After last week’s Time Magazine cover story asked, “Are you mom enough?“, the highly political practice of (gasp!) breastfeeding (accompanied by Time’s we-need-to-sell-magazines photo of a mom attached at the nipple to her pre-schooler) created a firestorm of commentary across the web. The basic questions underlying the controversy were: How long is too long to nurse a child? And, is there a moral flaw in the “attachment parenting” approach, which, among other things, promotes allowing a child to nurse until he or she self-weans (usually around age 2)? As a nursing mom myself, I got questions from a lot of folks about my position on the issue. Ahh, great, I thought, yet another opportunity to pit mom against mom to stake claim to the parenting moral high ground.

Let’s just say it didn’t take much thinking during midnight nursing sessions to realize that we are asking ourselves the wrong questions. The fact is, whether one is “mom enough” presumes that we and our kids have our basic needs met — like food, shelter, emotional and physical safety — so we can even bother worrying if/how/how long we nurse.

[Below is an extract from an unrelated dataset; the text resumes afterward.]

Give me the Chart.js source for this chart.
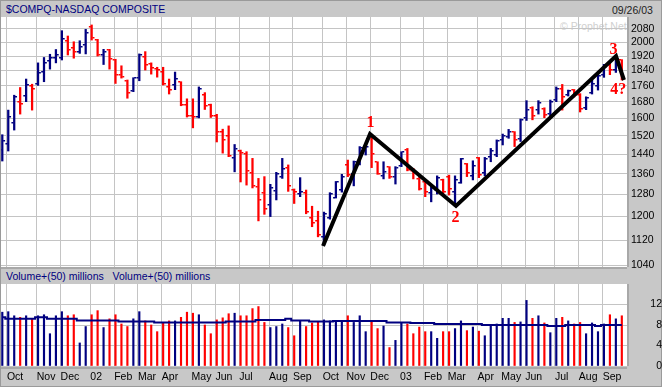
<!DOCTYPE html>
<html><head><meta charset="utf-8">
<script src="https://cdn.jsdelivr.net/npm/chart.js@4.4.0/dist/chart.umd.min.js"></script>
<style>
html,body{margin:0;padding:0;}
body{width:662px;height:387px;position:relative;overflow:hidden;background:#c8c8c8;font-family:"Liberation Sans",Arial,sans-serif;}
.a{position:absolute;}
#frame{left:0;top:0;width:660px;height:385px;border:1px solid #9a9a9a;}
#title{left:6px;top:3px;font-size:10.5px;line-height:12px;color:#000080;white-space:nowrap;}
#date{left:612px;top:4px;font-size:10.5px;line-height:12px;color:#222;}
#p1{left:1px;top:17px;width:626px;height:250px;background:#fff;}
#b1{left:1px;top:267px;width:626px;height:2px;background:#a8a8a8;}
#vt{left:6px;top:270px;font-size:10.5px;line-height:12px;color:#000080;white-space:pre;}
#p2{left:1px;top:284px;width:626px;height:82px;background:#fff;}
#b2{left:1px;top:366px;width:626px;height:3px;background:#a8a8a8;}
#r1{left:627px;top:17px;width:2px;height:250px;background:#a8a8a8;}
#r2{left:627px;top:284px;width:2px;height:82px;background:#a8a8a8;}
#wm{left:560px;top:20px;font-size:10.5px;line-height:12px;color:#d0d0d0;}
canvas{position:absolute;}
</style></head>
<body>
<div class="a" id="frame"></div>
<div class="a" id="title">$COMPQ-NASDAQ COMPOSITE</div>
<div class="a" id="date">09/26/03</div>
<div class="a" id="p1"></div>
<div class="a" id="wm">© Prophet.Net</div>
<div class="a" id="b1"></div>
<div class="a" id="vt">Volume+(50) millions   Volume+(50) millions</div>
<div class="a" id="p2"></div>
<div class="a" id="b2"></div>
<div class="a" id="r1"></div>
<div class="a" id="r2"></div>
<canvas id="c1" width="661" height="282" style="left:1px;top:0;width:661px;height:282px"></canvas>
<canvas id="c2" width="661" height="107" style="left:1px;top:280px;width:661px;height:107px"></canvas>
<script>
// Weekly bars, week ending Sep 28 2001 ... Sep 26 2003 (index 0..104)
const opens = [1458,1486,1580,1680,1707,1760,1770,1830,1890,1908,1908,2008,1968,1942,1983,2089,2012,1925,1954,1897,
1816,1786,1733,1799,1915,1876,1850,1830,1755,1764,1778,1666,1609,1606,1713,1666,1611,1538,1520,1425,
1454,1440,1362,1309,1284,1241,1293,1349,1382,1297,1282,1284,1196,1185,1132,1194,1269,1297,1396,1358,
1410,1465,1516,1407,1352,1387,1349,1393,1458,1372,1340,1328,1286,1297,1336,1349,1291,1325,1399,1352,
1423,1363,1427,1437,1502,1516,1535,1505,1600,1650,1638,1645,1620,1688,1744,1713,1738,1713,1650,1723,
1759,1816,1871,1843,1897];
const highs = [1525,1639,1712,1751,1795,1768,1882,1912,1930,1957,2068,2036,2002,2008,2076,2103,2016,1958,1958,1902,
1866,1790,1802,1932,1945,1882,1858,1858,1795,1832,1781,1694,1694,1754,1725,1668,1619,1550,1565,1482,
1458,1451,1423,1342,1349,1319,1366,1423,1396,1301,1345,1297,1237,1219,1216,1287,1330,1358,1416,1412,
1473,1482,1524,1409,1409,1389,1389,1451,1465,1382,1349,1330,1310,1352,1339,1355,1352,1423,1402,1413,
1427,1427,1465,1502,1528,1549,1539,1597,1685,1655,1685,1650,1688,1754,1767,1738,1741,1720,1704,1790,
1830,1874,1882,1915,1900];
const lows = [1412,1454,1546,1620,1680,1639,1762,1781,1848,1882,1898,1926,1908,1935,1932,2012,1920,1873,1848,1772,
1800,1697,1730,1786,1843,1821,1805,1764,1718,1740,1660,1606,1556,1602,1642,1604,1493,1445,1430,1368,
1328,1316,1305,1185,1208,1200,1260,1342,1292,1247,1272,1210,1165,1131,1104,1191,1267,1289,1349,1313,
1396,1437,1385,1358,1340,1342,1320,1389,1372,1340,1297,1272,1253,1282,1282,1278,1237,1323,1349,1336,
1345,1352,1409,1430,1480,1509,1473,1495,1590,1593,1620,1603,1611,1680,1639,1708,1703,1630,1641,1718,
1738,1804,1818,1830,1790];
const closes = [1498,1604,1702,1667,1764,1742,1825,1880,1908,1926,2016,1954,1942,1970,2056,2022,1925,1943,1902,1816,
1804,1725,1799,1925,1870,1852,1843,1769,1738,1795,1664,1609,1606,1742,1659,1611,1536,1502,1434,1462,
1444,1371,1313,1260,1226,1306,1358,1379,1313,1291,1290,1216,1178,1137,1210,1283,1328,1349,1355,1410,
1465,1473,1440,1360,1368,1346,1385,1448,1375,1363,1301,1290,1306,1345,1291,1300,1336,1419,1365,1390,
1355,1420,1455,1499,1520,1538,1502,1592,1640,1611,1672,1616,1678,1744,1703,1733,1713,1644,1698,1769,
1811,1860,1843,1904,1795];
const volumes = [10.5,10.6,9.8,9.5,9.8,9.2,9.8,10.0,6.3,9.8,10.6,9.8,10.0,4.5,7.7,10.0,10.8,7.5,9.2,10.0,
8.2,7.7,9.2,10.6,8.8,8.0,6.7,8.5,8.8,8.8,9.5,10.5,10.3,10.0,8.0,6.3,9.0,9.4,10.2,10.3,
9.8,9.8,11.2,11.6,8.5,7.5,7.7,8.2,7.5,5.9,8.8,7.7,8.4,8.6,9.0,8.8,8.8,8.8,9.8,8.5,
9.8,6.7,8.6,7.3,7.8,3.6,5.0,8.5,8.2,6.3,7.6,6.7,6.7,5.4,6.7,6.7,7.3,8.8,6.9,7.6,
6.8,5.9,8.0,8.2,9.3,9.3,8.5,8.6,12.8,9.3,9.8,8.4,6.5,9.3,9.5,8.8,8.2,8.5,6.3,8.4,
6.7,8.2,10.0,9.2,9.8];
const volumeAvg = [9.5,9.2,9.2,9.2,9.2,9.2,9.5,9.5,9.2,9.2,9.2,9.2,9.2,8.9,8.9,8.9,8.9,8.9,8.9,8.9,
8.7,8.7,8.7,8.7,8.7,8.7,8.5,8.5,8.5,8.5,8.5,8.5,8.5,8.5,8.5,8.5,8.5,8.5,8.7,8.7,
8.7,8.7,8.7,9.0,9.0,9.0,9.0,9.0,9.2,8.9,8.9,8.9,8.7,8.7,8.7,8.7,8.8,8.8,8.8,8.8,
8.8,8.8,8.8,8.8,8.8,8.5,8.5,8.5,8.5,8.4,8.4,8.4,8.4,8.2,8.2,8.2,8.2,8.2,8.2,8.2,
8.2,8.0,8.0,8.0,8.0,8.0,8.0,8.0,8.0,8.0,8.0,8.0,7.8,7.8,7.8,8.0,8.0,8.0,8.0,8.0,
7.8,8.0,8.0,8.0,8.0];
// month starts (bar index of first full week) and labels
const monthStarts = [1,6,10,15,19,23,27,32,36,40,45,49,54,58,62,67,71,75,80,84,88,93,97,101];
const monthLabels = ["Oct","Nov","Dec","02","Feb","Mar","Apr","May","Jun","Jul","Aug","Sep",
                     "Oct","Nov","Dec","03","Feb","Mar","Apr","May","Jun","Jul","Aug","Sep"];
const priceTicks = [1040,1120,1200,1280,1360,1440,1520,1600,1680,1760,1840,1920,2000,2080];
const volumeTicks = [0,4,8,12];
// Elliott wave annotation
const waveX = [53.84,61.73,76.16,103.02,104.36];
const waveY = [1101,1528,1238,1920,1790];
const waveLabels = ["1","2","3","4?"];
const waveLabelX = [61.8,76.1,102.6,103.4];
const waveLabelY = [1580,1197,1954,1740];

const UP = '#000080', DOWN = '#ff0000', GRID = '#c4c4c4';
const FONT = {family:'"Liberation Sans", Arial, sans-serif', size:10.5};
const colorOf = i => closes[i] >= opens[i] ? UP : DOWN;
const barColors = closes.map((c,i)=>colorOf(i));
const X_MIN = -0.218, X_MAX = 104.87;
const gridTicks = s => { s.ticks = monthStarts.map(m => ({value: m - 0.22})); };

const ohlcTicks = {
  id:'ohlcTicks',
  beforeDatasetsDraw(chart){
    const {ctx, scales:{x,y}} = chart;
    ctx.save();
    for (let i=0;i<opens.length;i++){
      const px = x.getPixelForValue(i);
      ctx.fillStyle = barColors[i];
      ctx.fillRect(px-2.8, Math.round(y.getPixelForValue(opens[i]))-1, 2, 1.5);
      ctx.fillRect(px+0.8, Math.round(y.getPixelForValue(closes[i]))-1, 2, 1.5);
    }
    ctx.restore();
  }
};
const waveText = {
  id:'waveText',
  afterDatasetsDraw(chart){
    const {ctx, scales:{x,y}} = chart;
    ctx.save();
    ctx.font = 'bold 16px "Liberation Serif", "Times New Roman", serif';
    ctx.fillStyle = '#ff0000';
    ctx.textAlign = 'center';
    ctx.textBaseline = 'middle';
    waveLabels.forEach((t,i)=>ctx.fillText(t, x.getPixelForValue(waveLabelX[i]), y.getPixelForValue(waveLabelY[i])));
    ctx.restore();
  }
};

new Chart(document.getElementById('c1'), {
  data:{datasets:[
    {type:'line', data: waveX.map((v,i)=>({x:v, y:waveY[i]})), borderColor:'#000', borderWidth:4,
     pointRadius:0, tension:0, borderJoinStyle:'miter', order:0},
    {type:'bar', data: highs.map((h,i)=>({x:i, y:[lows[i], h]})), backgroundColor: barColors,
     barThickness:1.6, borderWidth:0, order:1}
  ]},
  options:{
    responsive:false, animation:false, devicePixelRatio:1,
    layout:{padding:{top:17,bottom:15,left:0,right:0}},
    plugins:{legend:{display:false}, tooltip:{enabled:false}},
    scales:{
      x:{type:'linear', min:X_MIN, max:X_MAX, offset:false, afterBuildTicks:gridTicks,
         ticks:{display:false}, grid:{color:GRID, drawTicks:false, offset:false}, border:{display:false},
         afterFit:s=>{s.height=0; s.paddingLeft=0; s.paddingRight=0;}},
      y:{type:'logarithmic', position:'right', min:1035.4, max:2152.5,
         afterBuildTicks:s=>{s.ticks = priceTicks.map(v=>({value:v}));},
         ticks:{callback:v=>String(v), font:FONT, color:'#000', padding:4, autoSkip:false},
         grid:{color:GRID, drawTicks:false}, border:{display:false},
         afterFit:s=>{s.width=35; s.paddingTop=0; s.paddingBottom=0;}}
    }
  },
  plugins:[ohlcTicks, waveText]
});

new Chart(document.getElementById('c2'), {
  data:{datasets:[
    {type:'line', data: volumeAvg.map((v,i)=>({x:i, y:v})), borderColor:UP, borderWidth:2,
     pointRadius:0, stepped:'middle', order:0},
    {type:'bar', data: volumes.map((v,i)=>({x:i, y:v})), backgroundColor: barColors,
     barThickness:1.5, borderWidth:0, order:1}
  ]},
  options:{
    responsive:false, animation:false, devicePixelRatio:1,
    layout:{padding:{top:4,bottom:0,left:0,right:0}},
    plugins:{legend:{display:false}, tooltip:{enabled:false}},
    scales:{
      x:{type:'linear', min:X_MIN, max:X_MAX, offset:false, afterBuildTicks:gridTicks,
         ticks:{align:'start', callback:(v,i)=>monthLabels[i], font:FONT, color:'#000', padding:5,
                maxRotation:0, autoSkip:false},
         grid:{color:GRID, drawTicks:false, offset:false}, border:{display:false},
         afterFit:s=>{s.height=21; s.paddingLeft=0; s.paddingRight=0;}},
      y:{position:'right', min:0, max:16,
         afterBuildTicks:s=>{s.ticks = volumeTicks.map(v=>({value:v}));},
         ticks:{font:FONT, color:'#000', crossAlign:'far', padding:16, autoSkip:false},
         grid:{color:GRID, drawTicks:false}, border:{display:false},
         afterFit:s=>{s.width=35; s.paddingTop=0; s.paddingBottom=0;}}
    }
  }
});
</script>
</body></html>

Let me give you an example. When my daughter got sick earlier this week, there was no question I’d leave work early to go pick her up from childcare. That’s because I have the option to take care of her without risking my salary or my job. But many mothers don’t have the privileges that I have: a job with a living wage, the ability to leave work at a moment’s notice to care for a sick child, and assurance that my paycheck won’t get docked for it. Chalk up another one for white privilege — and white-collar employee benefits.

If we really care about kids’ health, the real questions we need to be asking are: Why does the United States, the most powerful country in the world, have more than 8 MILLION uninsured kids, a majority of whom are Native American, Latino, African American and Asian? Why do states across the country spend more money incarcerating kids — especially youth of color — than we do educating them? Why, among the 15 million children who have a psychiatric or learning disorder, do youth of color disproportionately receive fewer mental health services than white children?

The media should spend less time criticizing parents and more time reporting on the barriers — including long-standing policies and practices rooted in racial, class, and gender discrimination — that prevent millions of people living in the U.S. from having their basic needs met, make breastfeeding difficult or unrealistic for large numbers of women, and, ultimately, harm kids’ health. Rather than debating how long women “should” breastfeed their kids, we need to focus on what employers and other decision-makers should do to eliminate those barriers.

Let’s stop berating women for how they raise their kids and start putting policies in place so they actually have the support they need to do so. Enough is enough.